College of Humanities and Social Sciences
College of Humanities and Social Sciences

Psychology professor and neuroscience expert continues to pave the way for others.

by B.J. Koubaroulis

Rajaparasuraman lg

With his back turned to an overloaded bookcase and his eyes tunneled into a computer screen in his office in David King Hall, Dr. Raja Parasuraman leaned back in his black chair and then shot forward to make an imaginary right-handed throw.

His purple shirt sleeve made a faint popping noise as he followed through on his pitch – a toss he used to describe some of his most recent work.

“A Raven is a small [unmanned aerial vehicle] that you can launch,” Parasuraman said as he described his current work with both the United States Air Force and Army before he quickly switched topics to his other passion – the human brain.

“You can actually train multi-tasking,” said Parasuraman, a leading expert in human factors and applied cognition.

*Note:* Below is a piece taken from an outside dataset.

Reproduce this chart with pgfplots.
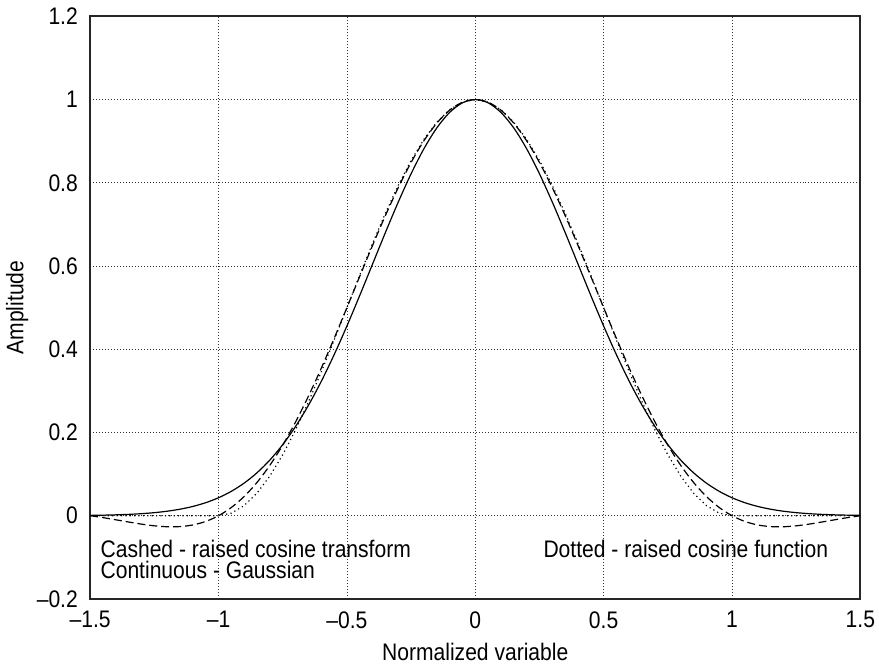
\documentclass[border=0pt]{standalone}
\usepackage{fontspec}
\setmainfont{Liberation Sans}[FakeStretch=0.88]
\usepackage{pgfplots}
\pgfplotsset{compat=1.18}
\begin{document}
\fontsize{12pt}{14pt}\selectfont
\begin{tikzpicture}
\begin{axis}[
  scale only axis,
  width=386pt, height=292pt,
  xmin=-1.5, xmax=1.5, ymin=-0.2, ymax=1.2,
  xtick={-1.5,-1,-0.5,0,0.5,1,1.5},
  xticklabels={–1.5,–1,–0.5,0,0.5,1,1.5},
  ytick={-0.2,0,0.2,0.4,0.6,0.8,1,1.2},
  yticklabels={–0.2,0,0.2,0.4,0.6,0.8,1,1.2},
  tick style={draw=none},
  grid=major,
  major grid style={black!80, line width=0.4pt, dash pattern=on 0.5pt off 1pt},
  axis line style={line width=1.1pt, black!85},
  every tick label/.append style={font=\fontsize{12pt}{14pt}\selectfont},
  xticklabel style={yshift=-2pt, inner xsep=2pt},
  yticklabel style={xshift=-2pt},
  xlabel={Normalized variable},
  ylabel={Amplitude},
  label style={font=\fontsize{12pt}{14pt}\selectfont},
  xlabel style={at={(axis description cs:0.5,0)}, anchor=north, yshift=-20.5pt, inner sep=1.5pt},
  ylabel style={at={(axis description cs:-0.0868,0.5)}, anchor=base, inner sep=3pt},
]
% Gaussian (continuous)
\addplot[black, line width=0.6pt, smooth] coordinates {
(-1.50,0.00085) (-1.45,0.00135) (-1.40,0.00212) (-1.35,0.00326) (-1.30,0.00494)
(-1.25,0.00738) (-1.20,0.01085) (-1.15,0.01569) (-1.10,0.02234) (-1.05,0.03132)
(-1.00,0.04321) (-0.95,0.05870) (-0.90,0.07848) (-0.85,0.10333) (-0.80,0.13389)
(-0.75,0.17083) (-0.70,0.21451) (-0.65,0.26518) (-0.60,0.32272) (-0.55,0.38662)
(-0.50,0.45594) (-0.45,0.52934) (-0.40,0.60492) (-0.35,0.68059) (-0.30,0.75371)
(-0.25,0.82172) (-0.20,0.88191) (-0.15,0.93176) (-0.10,0.96907) (-0.05,0.99218)
(0,1)
(0.05,0.99218) (0.10,0.96907) (0.15,0.93176) (0.20,0.88191) (0.25,0.82172)
(0.30,0.75371) (0.35,0.68059) (0.40,0.60492) (0.45,0.52934) (0.50,0.45594)
(0.55,0.38662) (0.60,0.32272) (0.65,0.26518) (0.70,0.21451) (0.75,0.17083)
(0.80,0.13389) (0.85,0.10333) (0.90,0.07848) (0.95,0.05870) (1.00,0.04321)
(1.05,0.03132) (1.10,0.02234) (1.15,0.01569) (1.20,0.01085) (1.25,0.00738)
(1.30,0.00494) (1.35,0.00326) (1.40,0.00212) (1.45,0.00135) (1.50,0.00085)
};
% Raised cosine function (dotted)
\addplot[black, line width=0.6pt, dash pattern=on 0.6pt off 1.6pt] coordinates {
(-1.50,0) (-1.00,0)
(-0.95,0.00616) (-0.90,0.02447) (-0.85,0.05450) (-0.80,0.09549) (-0.75,0.14645)
(-0.70,0.20611) (-0.65,0.27300) (-0.60,0.34549) (-0.55,0.42178) (-0.50,0.5)
(-0.45,0.57822) (-0.40,0.65451) (-0.35,0.72700) (-0.30,0.79389) (-0.25,0.85355)
(-0.20,0.90451) (-0.15,0.94550) (-0.10,0.97553) (-0.05,0.99384) (0,1)
(0.05,0.99384) (0.10,0.97553) (0.15,0.94550) (0.20,0.90451) (0.25,0.85355)
(0.30,0.79389) (0.35,0.72700) (0.40,0.65451) (0.45,0.57822) (0.50,0.5)
(0.55,0.42178) (0.60,0.34549) (0.65,0.27300) (0.70,0.20611) (0.75,0.14645)
(0.80,0.09549) (0.85,0.05450) (0.90,0.02447) (0.95,0.00616) (1.00,0)
(1.50,0)
};
% Raised cosine transform (dashed)
\addplot[black, line width=0.6pt, dash pattern=on 4pt off 2pt, smooth] coordinates {
(-1.50,0) (-1.45,-0.00458) (-1.40,-0.00977) (-1.35,-0.01516) (-1.30,-0.02021)
(-1.25,-0.02425) (-1.20,-0.02650) (-1.15,-0.02610) (-1.10,-0.02215) (-1.05,-0.01374)
(-1.00,0) (-0.95,0.01984) (-0.90,0.04640) (-0.85,0.08015) (-0.80,0.12129)
(-0.75,0.16977) (-0.70,0.22525) (-0.65,0.28709) (-0.60,0.35435) (-0.55,0.42582)
(-0.50,0.5) (-0.45,0.57522) (-0.40,0.64964) (-0.35,0.72134) (-0.30,0.78836)
(-0.25,0.84883) (-0.20,0.90099) (-0.15,0.94329) (-0.10,0.97447) (-0.05,0.99357)
(0,1)
(0.05,0.99357) (0.10,0.97447) (0.15,0.94329) (0.20,0.90099) (0.25,0.84883)
(0.30,0.78836) (0.35,0.72134) (0.40,0.64964) (0.45,0.57522) (0.50,0.5)
(0.55,0.42582) (0.60,0.35435) (0.65,0.28709) (0.70,0.22525) (0.75,0.16977)
(0.80,0.12129) (0.85,0.08015) (0.90,0.04640) (0.95,0.01984) (1.00,0)
(1.05,-0.01374) (1.10,-0.02215) (1.15,-0.02610) (1.20,-0.02650) (1.25,-0.02425)
(1.30,-0.02021) (1.35,-0.01516) (1.40,-0.00977) (1.45,-0.00458) (1.50,0)
};
\node[anchor=north west, inner sep=0pt, align=left, font=\fontsize{12pt}{10.5pt}\selectfont]
  at (axis cs:-1.461,-0.058) {Cashed - raised cosine transform\\Continuous - Gaussian};
\node[anchor=base east, inner sep=0pt] at (axis cs:1.376,-0.1) {Dotted - raised cosine function};
\end{axis}
\end{tikzpicture}
\end{document}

He also has grants with the Air Force and Army to help each of them develop new ways to use UAV technology.

This intersection between his experiences as an engineer and his current work as a psychologist has made Parasuraman one of the nation’s most respected researchers and educators.

He was recently honored with the “Outstanding Faculty Award” by the State Council for Higher Education (SCHEV). Parasuraman is the College of Humanities and Social Sciences’ fifth winner of that award.

“We were obviously very pleased and proud for Raja, and for the University, for this recognition of unusually strong contributions to teaching and research in psychology,” Provost Peter Stearns said. “The summary of achievements made an obvious impression on everyone who attended the ceremony.”

Parasuraman’s research has been supported by $15 million in grants from sources such as the National Institutes of Health (NIH) and the National Aeronautics and Space Administration (NASA). He’s published 128 scholarly journal articles and 10 books, making him an internationally-recognized scholar in both engineering and psychology. But his recent SCHEV award was most gratifying to him because of the feedback he received from his students.

“It was particularly helpful because most of the criteria is based on what the students say about you,” said Parasuraman, who has taught at George Mason since 2004. “Especially those who have gone on to become teachers and leaders in the industry, and so most of the testimonials were from them, so it felt gratifying.”

The director of the human factors program at Mason – recognized as one of the nation’s top programs – Parasuraman has taught numerous undergraduate and graduate courses in psychology and neuroscience and currently oversees about 35 master’s and 15 Ph. D. students. To date, he has directed 42 masters and 29 Ph.D. theses and been external examiner for 10 Ph.D. theses in foreign universities.

In addition, Parasuraman has mentored 15 postdoctoral fellows.

Through both conventional and unconventional teaching methods, Parasuraman has both educated his students and opened doors for them.

“I’d say more than 50-percent of what I teach is not in the classroom because it’s in interactions, also social interactions, you know, just in the hallway and lab sitting down with students,” he said. “I have students over for dinner because I like to cook and entertain…At conferences, networking, introducing them to other people.”

Now an assistant professor of psychology at Loyola Marymount University, David J. Hardy, Ph. D., noted Parasuraman’s teaching style and mentorship as unique and influential in his education.

“Raja maintains a personal interest in his students and a penchant for having fun (he plays a good game of racquetball!),” Hardy wrote in a testimonial that was included in Parasuraman’s SCHEV nomination packet. “Many of his students have achieved success. I count myself as one of them and thank Raja for his commitment and inspiration to research, teaching and mentorship.”

A current student, Ryan McGarry, was able to complete his own study on sleep cognition through Parasuraman’s mentorship. Because Parasuraman makes it a habit to share his grant money – often funding his students’ way to conferences – McGarry was able to present the results of the study at the 2008 American Psychological Society conference.

“Raja has also introduced me to other professors working in the field, thus enabling me to assist with numerous projects,” McGarry wrote in his testimonial. “I could continue to name instances where he has helped me in the field, but most importantly Raja has clearly separated himself from other professors by acting as an exemplar advisor, showing me not only how to act as a student of psychology, but as a person as well.”
 
Parasuraman has also won other awards and honors.

In 2004, he received the Franklin Taylor Award for Lifetime Achievement in Engineering Psychology from the American Psychological Association. In recognition of his teaching contributions, Dr. Parasuraman received the Paul Fitts Education Award from the Human Factors and Ergonomics Society in 2006.

“You can’t really teach anybody,” Parasuraman said. “You can just show them the ropes and give them the tools to help them. And then expose them to opportunities and that’s important.”